* The request
Return, exactly as written, the run of lines that begins at the line containing "Reproduce this chart" and ends at the line containing "0.444, 0.34, 0.226];". Nothing outside that run belongs in the answer.
begin Dataset extract
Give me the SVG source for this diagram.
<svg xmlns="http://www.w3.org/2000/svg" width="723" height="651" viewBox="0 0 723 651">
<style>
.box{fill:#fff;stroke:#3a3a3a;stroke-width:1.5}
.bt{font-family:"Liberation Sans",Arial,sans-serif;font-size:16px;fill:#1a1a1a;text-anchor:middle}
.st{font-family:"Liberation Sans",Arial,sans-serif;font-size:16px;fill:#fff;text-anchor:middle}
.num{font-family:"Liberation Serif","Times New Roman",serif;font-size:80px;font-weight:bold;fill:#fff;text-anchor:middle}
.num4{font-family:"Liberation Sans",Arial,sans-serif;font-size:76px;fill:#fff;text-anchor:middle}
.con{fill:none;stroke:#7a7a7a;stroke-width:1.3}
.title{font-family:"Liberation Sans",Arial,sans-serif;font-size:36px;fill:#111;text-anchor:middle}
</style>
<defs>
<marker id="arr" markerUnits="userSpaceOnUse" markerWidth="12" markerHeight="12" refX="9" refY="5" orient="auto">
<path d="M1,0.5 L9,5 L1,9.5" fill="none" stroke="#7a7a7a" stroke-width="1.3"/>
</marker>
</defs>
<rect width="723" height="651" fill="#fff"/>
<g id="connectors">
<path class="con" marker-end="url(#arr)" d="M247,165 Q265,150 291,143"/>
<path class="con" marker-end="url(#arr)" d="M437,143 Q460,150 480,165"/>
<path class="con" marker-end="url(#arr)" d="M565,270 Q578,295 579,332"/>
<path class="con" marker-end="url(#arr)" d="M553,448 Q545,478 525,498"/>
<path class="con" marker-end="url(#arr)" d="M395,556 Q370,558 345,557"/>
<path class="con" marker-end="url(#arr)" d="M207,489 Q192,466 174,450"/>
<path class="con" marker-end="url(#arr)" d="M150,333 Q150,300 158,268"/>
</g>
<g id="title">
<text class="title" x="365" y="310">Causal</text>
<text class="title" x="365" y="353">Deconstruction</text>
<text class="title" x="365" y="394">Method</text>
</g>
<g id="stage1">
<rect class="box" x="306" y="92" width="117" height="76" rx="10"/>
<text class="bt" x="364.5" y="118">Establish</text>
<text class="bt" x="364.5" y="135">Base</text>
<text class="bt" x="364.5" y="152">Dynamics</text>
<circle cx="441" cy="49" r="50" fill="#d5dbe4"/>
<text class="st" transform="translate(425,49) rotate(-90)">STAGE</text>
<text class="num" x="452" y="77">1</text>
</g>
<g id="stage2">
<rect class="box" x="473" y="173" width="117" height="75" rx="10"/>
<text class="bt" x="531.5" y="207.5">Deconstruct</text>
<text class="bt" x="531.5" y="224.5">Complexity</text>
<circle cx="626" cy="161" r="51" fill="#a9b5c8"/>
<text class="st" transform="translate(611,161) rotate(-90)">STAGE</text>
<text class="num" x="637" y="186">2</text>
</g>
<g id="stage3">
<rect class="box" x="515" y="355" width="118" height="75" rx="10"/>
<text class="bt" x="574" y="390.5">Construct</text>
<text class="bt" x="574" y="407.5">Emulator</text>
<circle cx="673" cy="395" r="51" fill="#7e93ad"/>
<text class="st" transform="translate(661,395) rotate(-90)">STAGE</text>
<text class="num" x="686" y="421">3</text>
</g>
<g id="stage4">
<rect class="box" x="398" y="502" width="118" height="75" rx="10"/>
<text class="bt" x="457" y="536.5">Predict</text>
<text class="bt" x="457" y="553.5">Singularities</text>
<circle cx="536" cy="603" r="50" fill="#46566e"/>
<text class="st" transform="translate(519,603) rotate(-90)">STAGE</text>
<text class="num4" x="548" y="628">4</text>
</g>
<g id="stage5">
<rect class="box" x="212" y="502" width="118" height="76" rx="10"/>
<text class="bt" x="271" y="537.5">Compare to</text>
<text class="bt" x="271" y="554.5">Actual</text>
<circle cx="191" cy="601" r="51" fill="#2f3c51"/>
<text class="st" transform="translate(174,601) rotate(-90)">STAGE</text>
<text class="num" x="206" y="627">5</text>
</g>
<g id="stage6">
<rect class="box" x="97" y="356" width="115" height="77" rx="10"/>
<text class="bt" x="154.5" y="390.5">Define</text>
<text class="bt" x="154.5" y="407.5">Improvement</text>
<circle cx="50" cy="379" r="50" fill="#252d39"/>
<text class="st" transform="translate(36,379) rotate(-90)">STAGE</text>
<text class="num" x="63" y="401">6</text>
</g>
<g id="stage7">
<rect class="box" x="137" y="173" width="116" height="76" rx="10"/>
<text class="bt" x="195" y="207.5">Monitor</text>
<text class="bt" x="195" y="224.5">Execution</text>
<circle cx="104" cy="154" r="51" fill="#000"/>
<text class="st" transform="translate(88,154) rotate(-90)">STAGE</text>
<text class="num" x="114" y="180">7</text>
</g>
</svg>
end Dataset extract
begin Dataset extract
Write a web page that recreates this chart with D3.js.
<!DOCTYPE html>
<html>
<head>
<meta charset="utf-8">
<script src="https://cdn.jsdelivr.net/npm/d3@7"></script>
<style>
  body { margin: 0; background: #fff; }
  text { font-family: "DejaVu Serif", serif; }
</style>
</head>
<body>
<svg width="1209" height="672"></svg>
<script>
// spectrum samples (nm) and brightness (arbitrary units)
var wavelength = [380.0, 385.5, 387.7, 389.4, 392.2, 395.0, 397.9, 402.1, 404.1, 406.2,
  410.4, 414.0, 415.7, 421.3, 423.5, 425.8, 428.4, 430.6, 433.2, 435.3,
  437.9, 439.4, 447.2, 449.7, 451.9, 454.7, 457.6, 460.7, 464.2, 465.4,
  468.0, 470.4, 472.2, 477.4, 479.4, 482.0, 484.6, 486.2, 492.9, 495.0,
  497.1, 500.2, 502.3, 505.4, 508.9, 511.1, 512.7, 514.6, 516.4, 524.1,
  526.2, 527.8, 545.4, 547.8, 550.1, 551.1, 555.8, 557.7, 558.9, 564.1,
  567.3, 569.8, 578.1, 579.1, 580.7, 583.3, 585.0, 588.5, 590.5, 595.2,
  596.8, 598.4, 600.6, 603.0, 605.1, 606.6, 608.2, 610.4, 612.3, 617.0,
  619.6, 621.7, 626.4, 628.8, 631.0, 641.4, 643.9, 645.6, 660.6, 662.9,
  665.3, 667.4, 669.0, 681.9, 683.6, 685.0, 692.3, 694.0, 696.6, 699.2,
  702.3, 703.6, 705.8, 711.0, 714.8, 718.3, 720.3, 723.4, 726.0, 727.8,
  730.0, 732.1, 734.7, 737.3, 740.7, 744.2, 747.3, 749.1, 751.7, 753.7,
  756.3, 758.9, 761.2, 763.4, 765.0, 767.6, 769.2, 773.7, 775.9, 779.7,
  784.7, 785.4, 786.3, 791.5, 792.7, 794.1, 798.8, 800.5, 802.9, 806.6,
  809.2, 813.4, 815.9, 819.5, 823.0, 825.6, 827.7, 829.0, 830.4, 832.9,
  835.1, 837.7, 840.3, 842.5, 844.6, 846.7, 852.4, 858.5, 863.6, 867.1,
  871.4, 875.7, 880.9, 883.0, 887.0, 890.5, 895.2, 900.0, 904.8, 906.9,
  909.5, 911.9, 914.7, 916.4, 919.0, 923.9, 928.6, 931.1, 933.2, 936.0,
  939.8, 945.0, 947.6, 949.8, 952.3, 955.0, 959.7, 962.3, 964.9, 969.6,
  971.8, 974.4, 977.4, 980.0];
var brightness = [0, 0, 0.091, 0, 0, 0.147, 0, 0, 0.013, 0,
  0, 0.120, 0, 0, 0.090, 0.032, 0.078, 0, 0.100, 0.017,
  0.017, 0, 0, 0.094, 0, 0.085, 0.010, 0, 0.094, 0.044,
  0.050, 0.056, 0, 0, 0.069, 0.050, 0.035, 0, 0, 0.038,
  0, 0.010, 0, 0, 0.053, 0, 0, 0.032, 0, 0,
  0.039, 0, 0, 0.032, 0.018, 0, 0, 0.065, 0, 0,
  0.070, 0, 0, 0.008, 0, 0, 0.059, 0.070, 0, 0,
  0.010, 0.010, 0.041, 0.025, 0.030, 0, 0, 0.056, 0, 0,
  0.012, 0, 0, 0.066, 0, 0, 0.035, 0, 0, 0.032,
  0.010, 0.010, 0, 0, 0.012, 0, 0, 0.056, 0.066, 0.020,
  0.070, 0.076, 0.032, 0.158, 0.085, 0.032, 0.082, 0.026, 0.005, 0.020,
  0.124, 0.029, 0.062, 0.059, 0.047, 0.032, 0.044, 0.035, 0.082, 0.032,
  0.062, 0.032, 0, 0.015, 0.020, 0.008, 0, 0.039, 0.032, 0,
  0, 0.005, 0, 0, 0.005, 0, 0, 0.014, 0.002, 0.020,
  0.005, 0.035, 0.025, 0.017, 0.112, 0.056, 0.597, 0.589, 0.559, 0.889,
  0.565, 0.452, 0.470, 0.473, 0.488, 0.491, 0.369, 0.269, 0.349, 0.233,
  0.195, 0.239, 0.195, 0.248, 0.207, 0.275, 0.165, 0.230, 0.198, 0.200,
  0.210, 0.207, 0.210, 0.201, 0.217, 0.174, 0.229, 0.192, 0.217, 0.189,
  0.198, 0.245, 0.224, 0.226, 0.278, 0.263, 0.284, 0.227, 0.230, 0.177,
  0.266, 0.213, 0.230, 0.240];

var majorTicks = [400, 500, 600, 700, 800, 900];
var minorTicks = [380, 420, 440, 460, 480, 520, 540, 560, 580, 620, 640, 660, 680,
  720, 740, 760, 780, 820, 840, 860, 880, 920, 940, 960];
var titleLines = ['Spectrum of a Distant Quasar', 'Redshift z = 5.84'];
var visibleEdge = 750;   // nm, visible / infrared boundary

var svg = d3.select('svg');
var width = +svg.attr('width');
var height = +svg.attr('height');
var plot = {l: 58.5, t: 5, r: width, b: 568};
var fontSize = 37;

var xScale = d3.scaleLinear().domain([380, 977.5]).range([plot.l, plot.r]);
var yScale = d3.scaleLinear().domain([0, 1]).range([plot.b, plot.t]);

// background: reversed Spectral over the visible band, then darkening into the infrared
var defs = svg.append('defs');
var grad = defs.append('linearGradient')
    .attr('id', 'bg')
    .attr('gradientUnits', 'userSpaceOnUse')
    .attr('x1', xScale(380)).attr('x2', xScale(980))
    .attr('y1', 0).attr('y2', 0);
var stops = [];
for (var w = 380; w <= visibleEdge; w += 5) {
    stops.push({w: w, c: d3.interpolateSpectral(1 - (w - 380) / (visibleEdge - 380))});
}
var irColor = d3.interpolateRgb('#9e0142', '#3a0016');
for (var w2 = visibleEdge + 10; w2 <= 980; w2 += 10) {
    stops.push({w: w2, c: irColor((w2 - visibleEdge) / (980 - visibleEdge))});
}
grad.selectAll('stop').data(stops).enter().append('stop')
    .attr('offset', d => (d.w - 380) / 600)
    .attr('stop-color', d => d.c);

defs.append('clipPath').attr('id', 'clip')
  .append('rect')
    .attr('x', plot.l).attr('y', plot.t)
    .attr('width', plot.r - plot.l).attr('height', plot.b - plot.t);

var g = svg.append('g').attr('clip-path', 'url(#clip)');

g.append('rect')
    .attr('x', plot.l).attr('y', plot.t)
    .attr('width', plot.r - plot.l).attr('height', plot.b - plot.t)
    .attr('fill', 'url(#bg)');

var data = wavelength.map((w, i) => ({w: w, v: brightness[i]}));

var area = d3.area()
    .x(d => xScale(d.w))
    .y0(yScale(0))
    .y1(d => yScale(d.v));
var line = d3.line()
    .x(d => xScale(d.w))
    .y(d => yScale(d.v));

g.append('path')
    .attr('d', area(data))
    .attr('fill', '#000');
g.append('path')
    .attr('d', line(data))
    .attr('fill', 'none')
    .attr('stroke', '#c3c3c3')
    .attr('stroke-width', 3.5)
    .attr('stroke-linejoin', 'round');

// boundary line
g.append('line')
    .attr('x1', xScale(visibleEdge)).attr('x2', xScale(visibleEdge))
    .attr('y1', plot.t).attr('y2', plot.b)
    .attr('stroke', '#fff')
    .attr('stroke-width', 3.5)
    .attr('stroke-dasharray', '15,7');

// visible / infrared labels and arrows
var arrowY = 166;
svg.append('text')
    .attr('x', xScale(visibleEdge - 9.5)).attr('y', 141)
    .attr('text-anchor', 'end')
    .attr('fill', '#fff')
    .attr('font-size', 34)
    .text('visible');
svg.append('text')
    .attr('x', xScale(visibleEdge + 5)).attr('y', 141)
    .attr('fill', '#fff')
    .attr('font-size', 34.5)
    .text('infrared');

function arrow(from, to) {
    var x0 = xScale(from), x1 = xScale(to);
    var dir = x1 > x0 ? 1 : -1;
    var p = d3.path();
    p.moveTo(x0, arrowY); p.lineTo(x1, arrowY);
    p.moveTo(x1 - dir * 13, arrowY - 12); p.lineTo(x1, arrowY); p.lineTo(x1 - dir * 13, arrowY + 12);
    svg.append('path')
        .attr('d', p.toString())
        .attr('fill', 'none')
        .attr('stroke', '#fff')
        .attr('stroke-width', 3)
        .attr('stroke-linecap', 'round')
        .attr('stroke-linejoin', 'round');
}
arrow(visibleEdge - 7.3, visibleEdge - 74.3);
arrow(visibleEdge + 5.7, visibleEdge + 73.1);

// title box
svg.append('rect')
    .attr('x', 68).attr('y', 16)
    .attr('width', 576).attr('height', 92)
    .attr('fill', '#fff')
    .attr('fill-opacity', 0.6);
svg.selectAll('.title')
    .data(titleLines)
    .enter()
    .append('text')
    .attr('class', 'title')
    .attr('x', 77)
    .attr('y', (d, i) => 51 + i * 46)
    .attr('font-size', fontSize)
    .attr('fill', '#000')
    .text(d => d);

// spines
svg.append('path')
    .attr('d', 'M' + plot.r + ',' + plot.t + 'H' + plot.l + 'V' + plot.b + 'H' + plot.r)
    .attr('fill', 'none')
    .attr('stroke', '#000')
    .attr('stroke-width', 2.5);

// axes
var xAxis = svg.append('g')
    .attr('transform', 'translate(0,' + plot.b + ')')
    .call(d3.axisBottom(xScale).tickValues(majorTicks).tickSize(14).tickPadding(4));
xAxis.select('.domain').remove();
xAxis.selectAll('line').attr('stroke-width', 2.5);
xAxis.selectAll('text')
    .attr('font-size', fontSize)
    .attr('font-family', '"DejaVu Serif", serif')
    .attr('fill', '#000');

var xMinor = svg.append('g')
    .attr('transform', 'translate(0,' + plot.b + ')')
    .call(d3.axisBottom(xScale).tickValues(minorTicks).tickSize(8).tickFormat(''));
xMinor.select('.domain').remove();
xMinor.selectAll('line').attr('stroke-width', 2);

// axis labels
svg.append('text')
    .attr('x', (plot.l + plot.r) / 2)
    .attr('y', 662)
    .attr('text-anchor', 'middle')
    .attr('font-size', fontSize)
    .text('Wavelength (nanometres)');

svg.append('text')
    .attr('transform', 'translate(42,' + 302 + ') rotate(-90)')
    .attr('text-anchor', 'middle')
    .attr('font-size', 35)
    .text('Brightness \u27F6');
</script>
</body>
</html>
end Dataset extract
begin Dataset extract
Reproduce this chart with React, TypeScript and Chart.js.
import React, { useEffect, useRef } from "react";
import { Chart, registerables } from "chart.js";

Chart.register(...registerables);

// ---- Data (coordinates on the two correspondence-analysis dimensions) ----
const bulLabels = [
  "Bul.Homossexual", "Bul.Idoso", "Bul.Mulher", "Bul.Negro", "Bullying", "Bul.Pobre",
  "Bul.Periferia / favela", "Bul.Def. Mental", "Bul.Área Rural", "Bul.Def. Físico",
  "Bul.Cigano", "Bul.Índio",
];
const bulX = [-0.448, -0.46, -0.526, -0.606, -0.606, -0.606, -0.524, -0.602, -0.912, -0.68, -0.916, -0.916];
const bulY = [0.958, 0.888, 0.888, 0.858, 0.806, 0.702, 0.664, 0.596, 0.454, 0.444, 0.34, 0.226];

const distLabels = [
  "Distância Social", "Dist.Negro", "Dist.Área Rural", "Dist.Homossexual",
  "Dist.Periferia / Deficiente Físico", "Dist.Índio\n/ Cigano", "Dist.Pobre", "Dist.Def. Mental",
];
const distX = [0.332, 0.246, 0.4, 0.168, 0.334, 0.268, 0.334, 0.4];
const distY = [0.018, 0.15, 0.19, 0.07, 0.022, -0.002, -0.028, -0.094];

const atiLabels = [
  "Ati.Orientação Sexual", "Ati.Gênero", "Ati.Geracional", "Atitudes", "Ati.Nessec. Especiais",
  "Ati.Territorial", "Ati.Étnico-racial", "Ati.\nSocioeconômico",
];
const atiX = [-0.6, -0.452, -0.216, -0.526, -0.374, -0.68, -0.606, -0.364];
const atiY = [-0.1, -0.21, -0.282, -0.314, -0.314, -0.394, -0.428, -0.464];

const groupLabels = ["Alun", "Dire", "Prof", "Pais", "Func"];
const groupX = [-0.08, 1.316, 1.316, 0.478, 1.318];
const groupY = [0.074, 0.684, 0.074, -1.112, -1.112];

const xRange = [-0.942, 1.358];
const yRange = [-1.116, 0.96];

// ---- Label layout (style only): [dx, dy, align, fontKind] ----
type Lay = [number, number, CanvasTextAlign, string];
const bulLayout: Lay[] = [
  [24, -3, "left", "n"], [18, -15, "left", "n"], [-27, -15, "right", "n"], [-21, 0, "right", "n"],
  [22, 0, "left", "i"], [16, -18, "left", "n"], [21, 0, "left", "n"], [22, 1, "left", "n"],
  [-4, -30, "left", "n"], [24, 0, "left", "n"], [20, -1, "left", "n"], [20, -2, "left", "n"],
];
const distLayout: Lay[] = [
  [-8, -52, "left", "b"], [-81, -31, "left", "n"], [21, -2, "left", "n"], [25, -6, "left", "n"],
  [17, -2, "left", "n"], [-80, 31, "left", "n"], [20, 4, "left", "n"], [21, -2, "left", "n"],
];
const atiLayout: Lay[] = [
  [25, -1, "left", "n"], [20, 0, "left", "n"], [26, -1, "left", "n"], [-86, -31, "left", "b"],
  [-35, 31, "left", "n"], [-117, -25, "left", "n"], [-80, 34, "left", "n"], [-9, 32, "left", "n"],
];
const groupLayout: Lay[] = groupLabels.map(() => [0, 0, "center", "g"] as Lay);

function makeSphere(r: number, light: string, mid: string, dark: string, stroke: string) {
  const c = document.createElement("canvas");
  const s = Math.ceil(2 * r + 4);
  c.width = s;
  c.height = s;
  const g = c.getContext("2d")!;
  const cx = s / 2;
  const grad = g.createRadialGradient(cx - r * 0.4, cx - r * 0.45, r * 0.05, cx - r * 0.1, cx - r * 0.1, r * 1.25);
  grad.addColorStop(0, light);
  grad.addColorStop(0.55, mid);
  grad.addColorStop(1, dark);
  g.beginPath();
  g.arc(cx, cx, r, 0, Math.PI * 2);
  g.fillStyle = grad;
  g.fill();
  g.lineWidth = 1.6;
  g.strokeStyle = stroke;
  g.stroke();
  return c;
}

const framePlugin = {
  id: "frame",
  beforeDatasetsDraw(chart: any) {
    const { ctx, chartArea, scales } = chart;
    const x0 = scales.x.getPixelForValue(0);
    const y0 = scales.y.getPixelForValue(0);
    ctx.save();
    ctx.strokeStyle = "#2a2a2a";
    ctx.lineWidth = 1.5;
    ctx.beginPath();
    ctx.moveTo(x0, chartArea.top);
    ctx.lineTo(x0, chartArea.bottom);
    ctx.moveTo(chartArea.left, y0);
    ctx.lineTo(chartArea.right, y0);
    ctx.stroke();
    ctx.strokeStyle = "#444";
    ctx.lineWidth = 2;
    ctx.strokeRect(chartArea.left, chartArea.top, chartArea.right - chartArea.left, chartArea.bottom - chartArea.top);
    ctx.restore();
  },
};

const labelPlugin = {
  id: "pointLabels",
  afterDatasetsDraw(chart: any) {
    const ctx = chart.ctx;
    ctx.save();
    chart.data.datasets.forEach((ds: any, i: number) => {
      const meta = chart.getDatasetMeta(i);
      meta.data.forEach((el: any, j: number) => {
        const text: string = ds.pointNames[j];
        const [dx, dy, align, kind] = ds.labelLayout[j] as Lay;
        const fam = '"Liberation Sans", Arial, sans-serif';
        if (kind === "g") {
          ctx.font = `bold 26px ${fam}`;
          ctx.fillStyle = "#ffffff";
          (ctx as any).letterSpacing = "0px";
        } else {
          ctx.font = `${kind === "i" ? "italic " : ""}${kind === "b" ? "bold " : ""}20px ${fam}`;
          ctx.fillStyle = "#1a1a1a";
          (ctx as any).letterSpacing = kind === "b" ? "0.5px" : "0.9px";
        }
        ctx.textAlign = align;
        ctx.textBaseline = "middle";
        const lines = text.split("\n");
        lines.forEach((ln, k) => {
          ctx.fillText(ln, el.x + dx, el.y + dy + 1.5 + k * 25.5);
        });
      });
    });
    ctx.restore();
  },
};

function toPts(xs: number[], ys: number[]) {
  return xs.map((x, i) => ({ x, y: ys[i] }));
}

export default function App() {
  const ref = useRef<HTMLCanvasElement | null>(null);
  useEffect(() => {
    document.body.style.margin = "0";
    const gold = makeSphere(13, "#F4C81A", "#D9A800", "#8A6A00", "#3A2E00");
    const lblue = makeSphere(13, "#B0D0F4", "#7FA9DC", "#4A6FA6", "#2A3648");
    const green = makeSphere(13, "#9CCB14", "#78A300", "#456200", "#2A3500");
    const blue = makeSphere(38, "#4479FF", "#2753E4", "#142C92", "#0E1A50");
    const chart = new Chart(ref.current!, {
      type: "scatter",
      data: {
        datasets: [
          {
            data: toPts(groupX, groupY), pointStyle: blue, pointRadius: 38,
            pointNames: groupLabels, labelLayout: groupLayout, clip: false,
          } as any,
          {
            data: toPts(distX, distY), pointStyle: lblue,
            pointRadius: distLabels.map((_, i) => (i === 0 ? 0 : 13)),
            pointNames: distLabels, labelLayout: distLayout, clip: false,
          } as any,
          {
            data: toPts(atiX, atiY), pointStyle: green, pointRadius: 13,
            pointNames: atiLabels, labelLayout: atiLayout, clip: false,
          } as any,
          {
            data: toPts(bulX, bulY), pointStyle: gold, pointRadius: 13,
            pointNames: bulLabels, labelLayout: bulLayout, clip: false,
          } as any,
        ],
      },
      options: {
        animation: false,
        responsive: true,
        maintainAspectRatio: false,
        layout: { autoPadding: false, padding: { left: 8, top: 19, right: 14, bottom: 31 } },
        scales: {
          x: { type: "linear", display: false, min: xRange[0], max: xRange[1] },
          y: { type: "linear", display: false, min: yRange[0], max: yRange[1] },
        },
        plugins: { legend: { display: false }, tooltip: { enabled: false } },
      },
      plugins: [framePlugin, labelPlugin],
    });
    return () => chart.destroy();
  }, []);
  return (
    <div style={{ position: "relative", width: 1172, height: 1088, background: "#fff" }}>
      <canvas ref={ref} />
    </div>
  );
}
end Dataset extract
* Answer in full
Reproduce this chart with React, TypeScript and Chart.js.
import React, { useEffect, useRef } from "react";
import { Chart, registerables } from "chart.js";

Chart.register(...registerables);

// ---- Data (coordinates on the two correspondence-analysis dimensions) ----
const bulLabels = [
  "Bul.Homossexual", "Bul.Idoso", "Bul.Mulher", "Bul.Negro", "Bullying", "Bul.Pobre",
  "Bul.Periferia / favela", "Bul.Def. Mental", "Bul.Área Rural", "Bul.Def. Físico",
  "Bul.Cigano", "Bul.Índio",
];
const bulX = [-0.448, -0.46, -0.526, -0.606, -0.606, -0.606, -0.524, -0.602, -0.912, -0.68, -0.916, -0.916];
const bulY = [0.958, 0.888, 0.888, 0.858, 0.806, 0.702, 0.664, 0.596, 0.454, 0.444, 0.34, 0.226];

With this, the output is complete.